[ExI] Consequentialist world improvement

Charlie Stross charlie.stross at gmail.com
Wed Oct 10 17:30:57 UTC 2012


Whoops:

http://www.cnbc.com/id/49333454

> A single mysterious computer program that placed orders — and then subsequently canceled them — made up 4 percent of all quote traffic in the U.S. stock market last week, according to the top tracker of high-frequency trading activity. The motive of the algorithm is still unclear.
> 
> The program placed orders in 25-millisecond bursts involving about 500 stocks, according to Nanex, a market data firm. The algorithm never executed a single trade, and it abruptly ended at about 10:30 a.m. ET Friday.

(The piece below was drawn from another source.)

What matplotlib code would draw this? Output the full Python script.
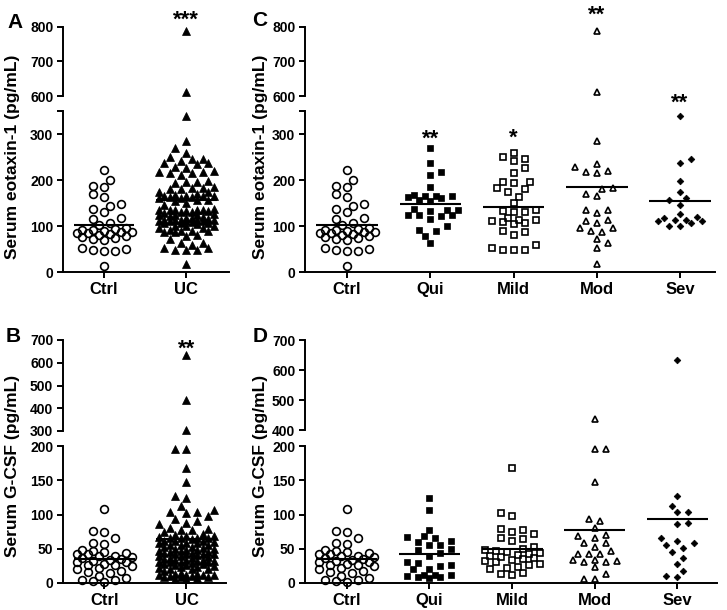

Not sure whether to be more frightened by this one:

http://www.nypost.com/p/news/business/black_gold_blackout_GrZbUuLUyWB7o0cPO4KNPJ

> Steve Perkins, a veteran senior broker at PVM Oil Futures in London, managed to spend $520 million on oil futures contracts throughout the night, which caused crude to jump more than $1.50 a barrel overnight and sent analysts into a tear to find the reason why.
> 
> The next morning, an office clerk called Perkins at home to confirm the trade of 7 million barrels in the wee hours. Perkins said he had no memory of the trade. Soon after, he sent his boss an e-mail saying he had to attend to a family illness that day and would not be in the office.
> 
> Only later in the morning did Perkins admit to having been in a “drunken blackout” while he tried to corner the crude market. By that time, the firm had lost almost $9.8 million after unwinding the alcohol-induced trades.
> 
> The UK’s Financial Services Authority fined Perkins almost $110,000 and banned him from trading for five years in London, saying, “Mr. Perkins poses an extreme risk to the market when drunk.”